BALEEIRO, Aliomar. Direito tributário brasileiro. Rio de Janeiro: Forense, 1979.

BARRETO, Aires F. Base de cálculo, alíquota e princípios constitucionais. 2ª ed. São Paulo: Max Limonad, 1998.

CARRAZZA, Roque Antonio. Curso de direito constitucional tributário, 11ª ed. São Paulo: Malheiros Editores, 1998.

MACHADO, Hugo de Brito. Curso de direito tributário, 19ª ed. São Paulo: Malheiros Editores, 2001.

OLIVEIRA, Régis Fernandes de. Taxas de polícia. São Paulo: RT, 1980.

ROSSI, Carlos Alberto Del Papa.
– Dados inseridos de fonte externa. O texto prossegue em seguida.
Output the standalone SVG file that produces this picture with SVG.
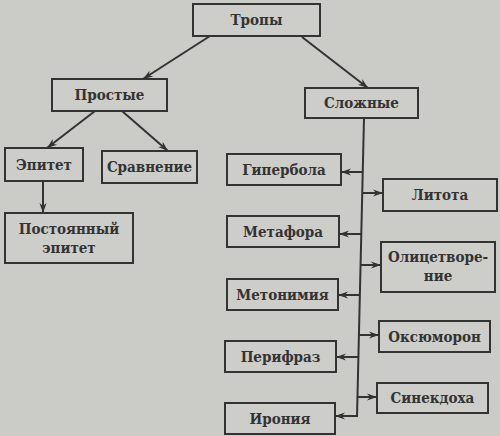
<svg xmlns="http://www.w3.org/2000/svg" width="500" height="436" viewBox="0 0 500 436">
<defs>
<marker id="ah" viewBox="0 0 10 8" refX="10" refY="4" markerWidth="11" markerHeight="8" markerUnits="userSpaceOnUse" orient="auto">
<path d="M0,0.5 L10,4 L0,7.5 L3,4 Z" fill="#333"/>
</marker>
<style>
.bg{fill:#cbcbc8}
.box{fill:#cdcdca;stroke:#333;stroke-width:2}
.t{font-family:"DejaVu Serif Condensed","DejaVu Serif","Liberation Serif",serif;font-weight:bold;font-size:15px;fill:#333;text-anchor:middle}
.ln{stroke:#333;stroke-width:2;fill:none}
.ar{stroke:#333;stroke-width:2;fill:none;marker-end:url(#ah)}
</style>
</defs>
<rect class="bg" x="0" y="0" width="500" height="436"/>
<g id="connectors">
<line class="ar" x1="210" y1="36" x2="143" y2="79"/>
<line class="ar" x1="302" y1="37" x2="368" y2="88"/>
<line class="ar" x1="95" y1="111" x2="47" y2="148"/>
<line class="ar" x1="122" y1="111" x2="168" y2="151"/>
<line class="ar" x1="43" y1="181" x2="43" y2="213"/>
<line class="ln" x1="364" y1="118" x2="357" y2="417"/>
<line class="ar" x1="363" y1="172" x2="341" y2="172"/>
<line class="ar" x1="362" y1="193" x2="383" y2="193"/>
<line class="ar" x1="362" y1="234" x2="339" y2="234"/>
<line class="ar" x1="361" y1="265" x2="381" y2="265"/>
<line class="ar" x1="360" y1="295" x2="338" y2="295"/>
<line class="ar" x1="359" y1="335" x2="379" y2="335"/>
<line class="ar" x1="358" y1="357" x2="336" y2="357"/>
<line class="ar" x1="358" y1="397" x2="377" y2="397"/>
<line class="ar" x1="358" y1="416" x2="335" y2="416"/>
</g>
<g id="tropy"><rect class="box" x="193" y="4" width="127" height="32"/><text class="t" x="256.5" y="25">Тропы</text></g>
<g id="prostye"><rect class="box" x="52" y="79" width="115" height="32"/><text class="t" x="109.5" y="100">Простые</text></g>
<g id="slozhnye"><rect class="box" x="305" y="88" width="113" height="30"/><text class="t" x="361.5" y="108">Сложные</text></g>
<g id="epitet"><rect class="box" x="5" y="148" width="78" height="33"/><text class="t" x="44" y="170">Эпитет</text></g>
<g id="sravnenie"><rect class="box" x="102" y="151" width="95" height="32"/><text class="t" x="149.5" y="172">Сравнение</text></g>
<g id="postoyanny"><rect class="box" x="5" y="213" width="128" height="50"/><text class="t" x="69" y="234">Постоянный</text><text class="t" x="69" y="253">эпитет</text></g>
<g id="giperbola"><rect class="box" x="227" y="154" width="114" height="31"/><text class="t" x="284" y="175">Гипербола</text></g>
<g id="litota"><rect class="box" x="383" y="179" width="114" height="32"/><text class="t" x="440" y="200">Литота</text></g>
<g id="metafora"><rect class="box" x="227" y="216" width="112" height="31"/><text class="t" x="283" y="237">Метафора</text></g>
<g id="olitsetvorenie"><rect class="box" x="381" y="242" width="114" height="50"/><text class="t" x="438" y="262">Олицетворе-</text><text class="t" x="438" y="281">ние</text></g>
<g id="metonimiya"><rect class="box" x="227" y="279" width="111" height="31"/><text class="t" x="282.5" y="300">Метонимия</text></g>
<g id="oksyumoron"><rect class="box" x="379" y="321" width="111" height="31"/><text class="t" x="434.5" y="342">Оксюморон</text></g>
<g id="perifraz"><rect class="box" x="225" y="341" width="111" height="31"/><text class="t" x="280.5" y="362">Перифраз</text></g>
<g id="sinekdokha"><rect class="box" x="377" y="383" width="111" height="30"/><text class="t" x="432.5" y="403">Синекдоха</text></g>
<g id="ironiya"><rect class="box" x="225" y="403" width="110" height="31"/><text class="t" x="280" y="424">Ирония</text></g>
</svg>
Introdução ao estudo das taxas. Leme: LED, 2002.

 

[1] ROSSI, Carlos Alberto Del Papa. Introdução ao estudo das taxas. Leme: LED, 2002. p. 89.

[2] Base de cálculo, alíquota e princípios constitucionais, 2ª ed. São Paulo: Max Limonad, 1998. p. 89.

[3] Dicionário Aurélio – Século XXI, verbete “ratear”. Versão 3.0. Lexikon Informática Ltda.

[4] 1º TAC/SP – 7ª C., Apel. nº 1.261.676-1/São Paulo, Rel. Juiz Luiz Sabbato, Julg. 20.04.2004.